Given information:
================

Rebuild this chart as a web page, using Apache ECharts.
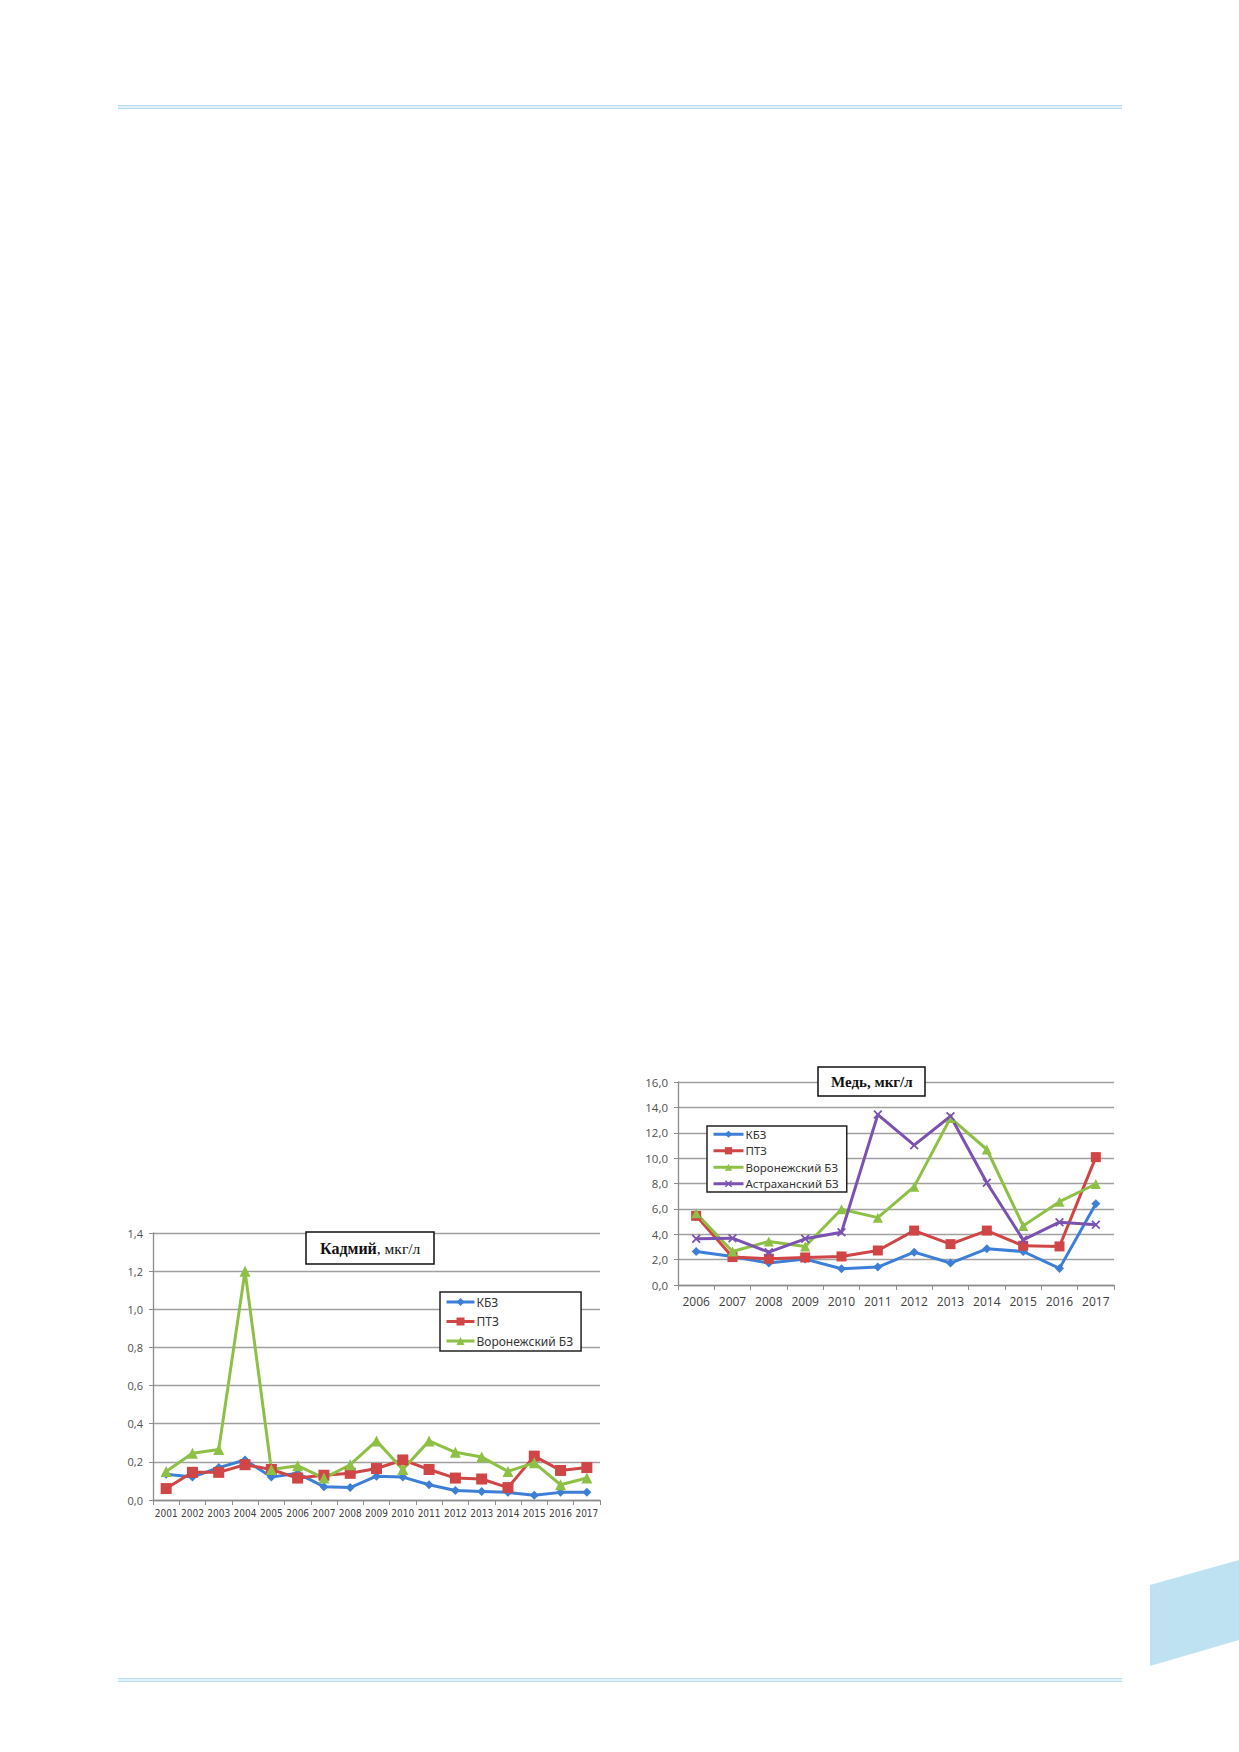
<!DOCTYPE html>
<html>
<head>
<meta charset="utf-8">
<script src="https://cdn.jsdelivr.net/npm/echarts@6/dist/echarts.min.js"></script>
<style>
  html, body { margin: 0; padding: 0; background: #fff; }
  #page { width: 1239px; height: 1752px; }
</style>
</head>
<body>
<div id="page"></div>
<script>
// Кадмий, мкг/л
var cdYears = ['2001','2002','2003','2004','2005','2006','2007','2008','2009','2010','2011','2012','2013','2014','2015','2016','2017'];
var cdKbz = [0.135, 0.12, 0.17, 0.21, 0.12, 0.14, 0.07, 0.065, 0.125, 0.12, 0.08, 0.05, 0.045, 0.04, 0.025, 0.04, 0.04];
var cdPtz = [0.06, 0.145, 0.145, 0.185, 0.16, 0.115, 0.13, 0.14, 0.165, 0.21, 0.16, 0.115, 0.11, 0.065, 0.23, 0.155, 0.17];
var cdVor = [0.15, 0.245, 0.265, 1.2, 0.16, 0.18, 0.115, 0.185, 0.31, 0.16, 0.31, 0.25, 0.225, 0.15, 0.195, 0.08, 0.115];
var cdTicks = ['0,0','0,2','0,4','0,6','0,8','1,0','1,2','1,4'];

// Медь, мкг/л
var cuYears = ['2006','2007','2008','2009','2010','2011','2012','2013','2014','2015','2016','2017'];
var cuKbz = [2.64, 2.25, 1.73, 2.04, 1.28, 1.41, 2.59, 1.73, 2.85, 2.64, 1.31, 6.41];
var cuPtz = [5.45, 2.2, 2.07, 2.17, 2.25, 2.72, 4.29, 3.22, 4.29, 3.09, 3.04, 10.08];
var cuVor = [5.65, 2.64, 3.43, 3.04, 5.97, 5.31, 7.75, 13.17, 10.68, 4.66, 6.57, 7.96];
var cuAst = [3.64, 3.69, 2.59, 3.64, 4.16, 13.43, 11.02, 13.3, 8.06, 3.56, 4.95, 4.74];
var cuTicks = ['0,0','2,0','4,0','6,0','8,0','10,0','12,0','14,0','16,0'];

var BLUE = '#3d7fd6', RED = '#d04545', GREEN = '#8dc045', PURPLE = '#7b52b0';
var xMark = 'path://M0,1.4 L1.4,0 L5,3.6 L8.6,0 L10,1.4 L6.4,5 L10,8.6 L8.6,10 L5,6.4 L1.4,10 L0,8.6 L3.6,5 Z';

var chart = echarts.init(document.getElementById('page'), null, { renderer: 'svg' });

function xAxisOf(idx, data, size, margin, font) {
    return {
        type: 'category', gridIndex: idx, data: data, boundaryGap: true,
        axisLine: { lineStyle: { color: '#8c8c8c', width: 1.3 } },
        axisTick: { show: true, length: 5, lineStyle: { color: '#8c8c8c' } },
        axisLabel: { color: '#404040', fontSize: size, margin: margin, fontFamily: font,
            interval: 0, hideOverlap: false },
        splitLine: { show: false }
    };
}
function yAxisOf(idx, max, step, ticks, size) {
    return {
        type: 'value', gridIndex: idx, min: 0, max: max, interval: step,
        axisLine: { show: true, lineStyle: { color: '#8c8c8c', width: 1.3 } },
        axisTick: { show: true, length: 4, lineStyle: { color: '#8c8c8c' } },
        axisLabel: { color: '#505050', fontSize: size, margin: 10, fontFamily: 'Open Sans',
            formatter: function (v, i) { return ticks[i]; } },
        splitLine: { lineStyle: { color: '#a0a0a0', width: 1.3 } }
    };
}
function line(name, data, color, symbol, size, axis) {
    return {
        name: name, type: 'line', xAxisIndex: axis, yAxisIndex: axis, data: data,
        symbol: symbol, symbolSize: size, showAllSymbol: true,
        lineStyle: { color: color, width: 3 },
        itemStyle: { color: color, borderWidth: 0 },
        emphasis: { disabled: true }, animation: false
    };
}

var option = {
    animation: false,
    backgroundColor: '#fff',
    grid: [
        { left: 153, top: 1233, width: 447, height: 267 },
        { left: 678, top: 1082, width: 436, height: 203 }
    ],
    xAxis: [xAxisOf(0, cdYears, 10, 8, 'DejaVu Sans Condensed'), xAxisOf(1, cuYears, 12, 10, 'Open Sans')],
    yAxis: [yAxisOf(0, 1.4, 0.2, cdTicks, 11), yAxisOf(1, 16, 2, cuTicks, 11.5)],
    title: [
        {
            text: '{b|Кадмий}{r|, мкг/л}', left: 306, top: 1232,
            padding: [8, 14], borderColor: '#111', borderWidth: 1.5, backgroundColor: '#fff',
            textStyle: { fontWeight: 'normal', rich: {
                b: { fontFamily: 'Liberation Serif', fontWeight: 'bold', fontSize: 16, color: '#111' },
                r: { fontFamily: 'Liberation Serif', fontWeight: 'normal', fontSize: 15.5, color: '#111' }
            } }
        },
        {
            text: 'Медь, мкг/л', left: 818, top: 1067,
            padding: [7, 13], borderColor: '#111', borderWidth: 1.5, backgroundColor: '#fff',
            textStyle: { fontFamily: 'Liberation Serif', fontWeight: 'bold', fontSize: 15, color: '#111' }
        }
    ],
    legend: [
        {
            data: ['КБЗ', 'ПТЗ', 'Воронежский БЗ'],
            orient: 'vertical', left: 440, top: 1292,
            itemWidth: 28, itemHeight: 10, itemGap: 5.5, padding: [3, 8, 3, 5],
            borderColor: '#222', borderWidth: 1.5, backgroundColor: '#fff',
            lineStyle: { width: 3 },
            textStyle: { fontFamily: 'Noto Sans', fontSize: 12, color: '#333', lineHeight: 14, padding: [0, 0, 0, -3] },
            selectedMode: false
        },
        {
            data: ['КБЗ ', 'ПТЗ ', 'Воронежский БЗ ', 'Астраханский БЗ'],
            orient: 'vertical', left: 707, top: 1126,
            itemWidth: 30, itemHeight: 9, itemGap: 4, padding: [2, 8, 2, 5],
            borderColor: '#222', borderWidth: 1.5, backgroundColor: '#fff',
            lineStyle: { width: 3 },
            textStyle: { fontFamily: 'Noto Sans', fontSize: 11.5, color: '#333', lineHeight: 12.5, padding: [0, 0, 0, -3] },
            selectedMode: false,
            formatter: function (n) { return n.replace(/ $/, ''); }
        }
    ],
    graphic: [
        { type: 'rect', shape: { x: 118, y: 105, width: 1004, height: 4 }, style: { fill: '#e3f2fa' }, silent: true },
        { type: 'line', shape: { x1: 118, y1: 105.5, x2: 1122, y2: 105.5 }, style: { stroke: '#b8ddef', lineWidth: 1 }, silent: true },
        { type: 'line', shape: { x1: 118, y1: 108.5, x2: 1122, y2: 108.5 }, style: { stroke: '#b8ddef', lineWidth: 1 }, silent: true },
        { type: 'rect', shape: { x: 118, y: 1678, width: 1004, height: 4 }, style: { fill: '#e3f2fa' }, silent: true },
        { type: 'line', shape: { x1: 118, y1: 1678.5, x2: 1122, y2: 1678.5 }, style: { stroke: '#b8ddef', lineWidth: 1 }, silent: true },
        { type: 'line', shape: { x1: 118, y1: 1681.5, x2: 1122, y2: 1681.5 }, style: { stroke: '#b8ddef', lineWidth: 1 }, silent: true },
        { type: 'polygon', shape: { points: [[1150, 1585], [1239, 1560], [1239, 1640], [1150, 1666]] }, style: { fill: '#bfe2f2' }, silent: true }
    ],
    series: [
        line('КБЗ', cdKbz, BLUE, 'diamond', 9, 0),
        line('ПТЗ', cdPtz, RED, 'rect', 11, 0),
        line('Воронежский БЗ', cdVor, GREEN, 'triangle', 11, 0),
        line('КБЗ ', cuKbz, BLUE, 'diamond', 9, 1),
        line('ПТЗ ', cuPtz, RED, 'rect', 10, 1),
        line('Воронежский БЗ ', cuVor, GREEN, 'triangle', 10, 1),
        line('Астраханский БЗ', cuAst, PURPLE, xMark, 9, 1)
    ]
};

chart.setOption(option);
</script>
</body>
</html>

================

Directions for this task:
Pick out the lines that include the word "page" and write them out.

Exercise response:
Rebuild this chart as a web page, using Apache ECharts.
  #page { width: 1239px; height: 1752px; }
<div id="page"></div>
var chart = echarts.init(document.getElementById('page'), null, { renderer: 'svg' });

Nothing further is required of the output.